Results. Main Hiccups of the Project Founder

As the founder said, the main problem was too much responsibility to the investors, employees, and clients. In times of challenge and stress, it creates a strong moral discomfort, which hinders the effective development of startups. This problem was partially solved by working with the Admitad Projects’ tracker. Of course, the management of the studio provided great support as well.

The second problem was the lack of repeat sales due to the imperfect startup model. Selling for the first time is actually not that difficult. But you can sell again only if the customer really appreciated the product and saw its real value (instead of an advertised one). In the case of Avatarika, it caused some obstacles: something worked, something didn’t. But the turning point was when the client called the company and asked to extend a contract. We could put it that way: it doesn’t matter how much you sold for the first time, even when it’s in millions. The only thing that matters is repeatability.

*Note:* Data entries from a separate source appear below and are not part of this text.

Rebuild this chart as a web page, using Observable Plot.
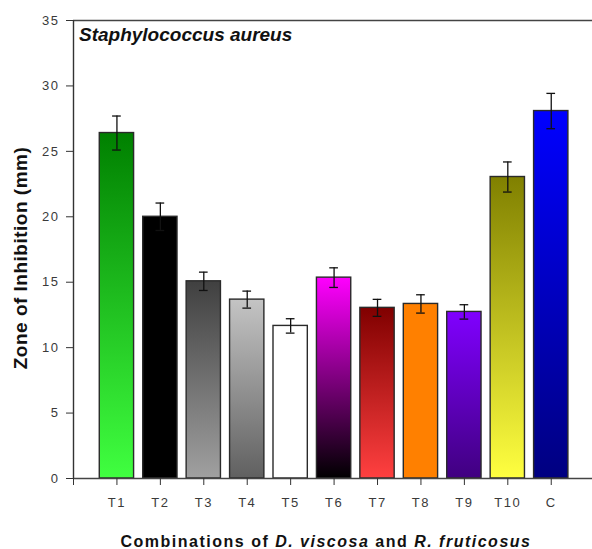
<!DOCTYPE html>
<html><head><meta charset="utf-8">
<script src="https://cdn.jsdelivr.net/npm/d3@7"></script>
<script src="https://cdn.jsdelivr.net/npm/@observablehq/plot@0.6"></script>
<style>body{margin:0;background:#fff} svg{display:block}</style>
</head><body><div id="chart"></div>
<script>
const categories = ["T1","T2","T3","T4","T5","T6","T7","T8","T9","T10","C"];
const values = [26.4, 20.0, 15.07, 13.67, 11.66, 15.35, 13.04, 13.34, 12.73, 23.04, 28.08];
const errors = [1.3, 1.05, 0.7, 0.65, 0.55, 0.75, 0.65, 0.7, 0.55, 1.15, 1.35];
const gradTop    = ["#008000","#000000","#404040","#c4c4c4","#ffffff","#ff00ff","#800000","#ff8000","#8000ff","#808000","#0000ff"];
const gradBottom = ["#40ff40","#000000","#a0a0a0","#606060","#ffffff","#000000","#ff4040","#ff8000","#400080","#ffff40","#000080"];
const yTicks = [0, 5, 10, 15, 20, 25, 30, 35];
const titleText = "Staphylococcus aureus";

const data = categories.map((c, i) => ({c, pos: i + 1, v: values[i], e: errors[i], id: "grad" + i}));
const capHalf = 0.1;
const halfBar = 0.395;
const font = "'Liberation Sans', Arial, sans-serif";

const chart = Plot.plot({
  width: 592, height: 549,
  marginLeft: 73, marginRight: 0, marginTop: 20, marginBottom: 71,
  x: {domain: [0, 11.95], axis: null},
  y: {domain: [0, 35], axis: null},
  color: {type: "identity"},
  style: {fontFamily: font, background: "#fff"},
  marks: [
    Plot.rectY(data, {x1: d => d.pos - halfBar, x2: d => d.pos + halfBar, y: "v", fill: d => `url(#${d.id})`, stroke: "#2a2a2a", strokeWidth: 1.4}),
    Plot.ruleX(data, {x: "pos", y1: d => d.v - d.e, y2: d => d.v + d.e, stroke: "#111", strokeWidth: 1.3}),
    Plot.ruleY(data, {y: d => d.v + d.e, x1: d => d.pos - capHalf, x2: d => d.pos + capHalf, stroke: "#111", strokeWidth: 1.3}),
    Plot.ruleY(data, {y: d => d.v - d.e, x1: d => d.pos - capHalf, x2: d => d.pos + capHalf, stroke: "#111", strokeWidth: 1.3}),
    Plot.ruleY([0, 35], {stroke: "#444", strokeWidth: 1.5}),
    Plot.ruleX([0], {stroke: "#333", strokeWidth: 1.4}),
    Plot.axisY({ticks: yTicks, tickSize: 7, tickPadding: 7, fontSize: 13, color: "#3a3a3a", stroke: "#333", label: null}),
    Plot.axisX({ticks: d3.range(0, 12), tickSize: 7, tickPadding: 12, fontSize: 13, color: "#3a3a3a", stroke: "#333", label: null,
      tickFormat: d => d === 0 ? "" : categories[d - 1]})
  ]
});

const svg = d3.select(chart);
const defs = svg.insert("defs", ":first-child");
data.forEach((d, i) => {
  const g = defs.append("linearGradient").attr("id", d.id).attr("x1", 0).attr("y1", 0).attr("x2", 0).attr("y2", 1);
  g.append("stop").attr("offset", "0%").attr("stop-color", gradTop[i]);
  g.append("stop").attr("offset", "100%").attr("stop-color", gradBottom[i]);
});
svg.selectAll("g[aria-label='x-axis tick label'] text, g[aria-label='y-axis tick label'] text").style("letter-spacing", "1.5px");

svg.append("text").attr("x", 79).attr("y", 41).attr("text-anchor", "start").attr("font-family", font).attr("font-size", 19)
  .attr("font-weight", "bold").attr("font-style", "italic").attr("fill", "#111").text(titleText);

svg.append("text").attr("transform", "translate(27,258) rotate(-90)").attr("text-anchor", "middle")
  .attr("font-family", font).attr("font-size", 19).attr("font-weight", "bold").attr("fill", "#111")
  .style("letter-spacing", "0.5px").text("Zone of Inhibition (mm)");

const xl = svg.append("text").attr("x", 326).attr("y", 547).attr("text-anchor", "middle")
  .attr("font-family", font).attr("font-size", 16).attr("font-weight", "bold").attr("fill", "#111")
  .style("letter-spacing", "1.5px");
xl.append("tspan").text("Combinations of ");
xl.append("tspan").attr("font-style", "italic").text("D. viscosa");
xl.append("tspan").text(" and ");
xl.append("tspan").attr("font-style", "italic").text("R. fruticosus");

document.getElementById("chart").append(chart);
</script>
</body></html>
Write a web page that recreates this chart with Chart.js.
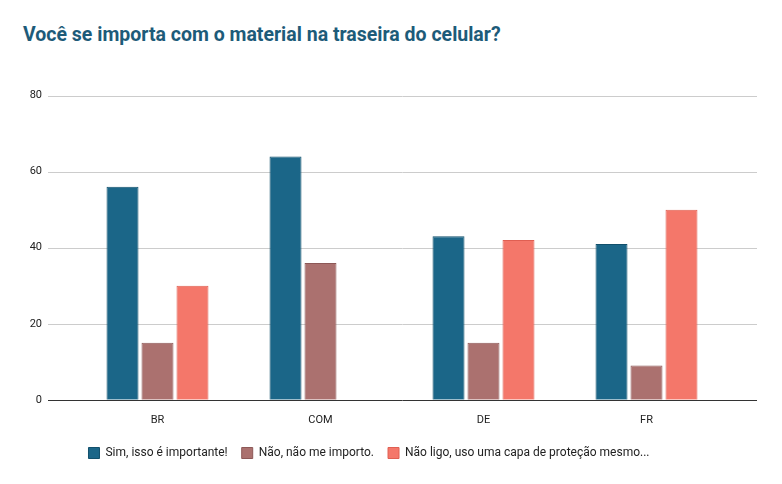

The third problem was personnel or rather its quantity. Too sharp a start was taken. The euphoria of the first large sales led to some unnecessary scaling. Even though the startup was still operating on MVP, the founders thought, “If that’s what we have now, the future will be even cooler!” And, of course, the previously mentioned communication problems were also relevant. It’s crucial to solve them immediately as they appear while intervening strongly in these processes.

You should always aim for gradual development. At the same time, be ready to skyrocket at each stage, for instance, increasing sales exponentially. Finally, you also need to be careful and prepare for all the consequences.